Prof. Dr. Zulfiqar Hasan

An important concept in finance is time value of money which means that cash received at different times has different values. A dollar today is worth more than the same dollar tomorrow.

Time value of money refers to the fact that the same money return has a higher present value if it is to be received early that it is to be received later.

Time value of money means that the value of a sum of money received today is more than its value received after some time. Conversely, the sum of money received in future is less valuable in the future.

Application of Time Value of Money

  1. TVM helps to analyze the future investments decisions
  2. It helps to calculate the future values
  3. It helps to determine the periodic payments
  4. Most financial decisions involve costs and benefits that are spread out over time.
  5. Time value of money allows comparison of cash flows from different periods.
  6. Banks can use TVM to determine the payments of DPS
  7. Banks can also use it to determine the rate of interest.
  8. Borrower can make decisions to identify the sources of financing.

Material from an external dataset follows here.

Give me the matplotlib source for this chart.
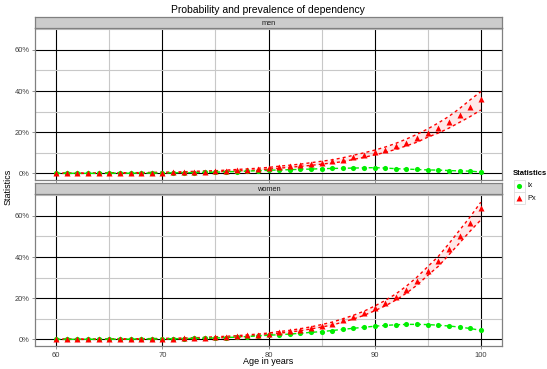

Future value (FV) is the amount an investment is worth after one or more periods.

Present value (PV) is the current value of future cash flows of an investment.

Simple interest refers to interest earned only on the original capital investment amount.

Compound interest refers to interest earned on both the initial capital investment and on the interest reinvested from prior periods.

Compounding is the process of finding FV
Discounting is the process of finding PV

The nominal interest rate (NIR) is the interest rate expressed in terms of the interest payment made each period.

The effective annual interest rate (EAR) is the interest rate expressed as if it was compounded once per year. The effective annual interest rate is the interest rate that is actually earned or paid on an investment, loan or other financial product due to the result of compounding over a given time period. It is also called the effective interest rate, the effective rate or the annual equivalent rate.

Time Line : A horizontal line on which time zero appears at the leftmost end and future periods are marked from left to right; can be used to depict investment cash flows is called time line.

Profit vs Interest

Profit: Profit is the positive gain from an investment or business operation after subtracting for all expenses. It is opposite of loss. There are some differences between interest and profit. Islam always supports profit form doing business and trade. Interest is strictly prohibited in Islam.

Profit is related to buying or selling of goods. That is, it is related to the business (Trading). But Interest is related to debt and time.

Profit is the integrated investment of capital, labor and time of the Investors or producers. On the other hand, in case of interest, the lender doesn’t need to invest his labor.

Profit is undefined and uncertain. In contrast, Interest is predefined and certain.

Profit is earned in once only. But Interest may be taken several times.

In case of Profit, there is a risk of loss. But, in case of interest, there is no uncertainty of loss.

Interest is a psychological pressure to the investment. But profit is the tonic of satisfaction and freedom for the investor.